FEATS = base_feats + lag_feats + roll_feats

# Drop righe con NaN feature (solo training)
train_df = train_df.dropna(subset=FEATS)

# ----------------------------------------------------------------------------
# 5) TRAIN: 28 MODELLI (NON-RECURSIVE) - CALLBACKS LGB 4.x
# ----------------------------------------------------------------------------
params = {
    "objective":"poisson",
    "metric":"rmse",
    "learning_rate":0.08,
    "num_leaves":31,
    "max_depth":8,
    "feature_fraction":0.8,
    "bagging_fraction":0.8,
    "bagging_freq":1,
    "verbose":-1,
    "n_jobs":-1
}

models = {}
print("Training 28 modelli")
for h in tqdm(range(1, 29)):
    Xh = train_df.copy()
    grp = Xh.groupby("id", sort=False)
    for col in lag_feats + roll_feats:
        Xh[col] = grp[col].shift(h).values

    Xh = Xh.dropna(subset=FEATS)
    y = Xh["sales"].values
    X = Xh[FEATS].values

    dtrain = lgb.Dataset(X, y)

    models[h] = lgb.train(
        params=params,
        train_set=dtrain,
        num_boost_round=N_ROUNDS,
        valid_sets=[dtrain],
        valid_names=["train"],
        callbacks=[lgb.log_evaluation(period=0)]  # sostituisce verbose_eval
    )

    del Xh, X, y, dtrain
    gc.collect()

# ----------------------------------------------------------------------------
# 6) PREDICT
# ----------------------------------------------------------------------------
print("Predict 28 giorni...")
test_days = sorted(test_df["date"].unique())
assert len(test_days) >= 28
test_days = test_days[:28]

pred_list = []
for h, day in tqdm(list(zip(range(1,29), test_days))):
    Xtest = test_df[test_df["date"]==day].copy()
    Xmat = Xtest[FEATS].fillna(0).values
    pred = models[h].predict(Xmat)
    out = Xtest[["id"]].copy()
    out["h"] = h
    out["forecast"] = np.clip(pred, 0, None)
    pred_list.append(out)

pred_all = pd.concat(pred_list, axis=0)
pivot = pred_all.pivot(index="id", columns="h", values="forecast").reindex(
    sales["id"].tolist()).fillna(0)
pivot.columns = [f"F{i}" for i in range(1, 29)]

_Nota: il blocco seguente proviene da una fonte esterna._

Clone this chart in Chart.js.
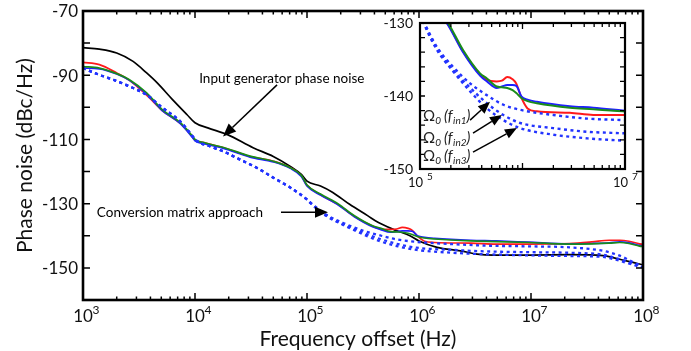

# ----------------------------------------------------------------------------
# 7) WRMSSE
# ----------------------------------------------------------------------------
forecast_array = pivot.values
score = wrmsse(forecast_array)
print(f"\n✅ Hierarchical WRMSSE: {score:.4f}")

# ----------------------------------------------------------------------------
# 8) SALVATAGGIO
# ----------------------------------------------------------------------------
pivot.to_pickle(OUT_DIR / "hier_fast_forecasts.pkl")
with open(OUT_DIR / "hier_fast_summary.pkl","wb") as f:
    pickle.dump({"wrmsse": float(score),
                 "history_days": FAST_HISTORY_DAYS,
                 "lags": LAGS,
                 "rolls": ROLLS,
                 "rounds": N_ROUNDS}, f)
print("Salvato in hier_fast_results/")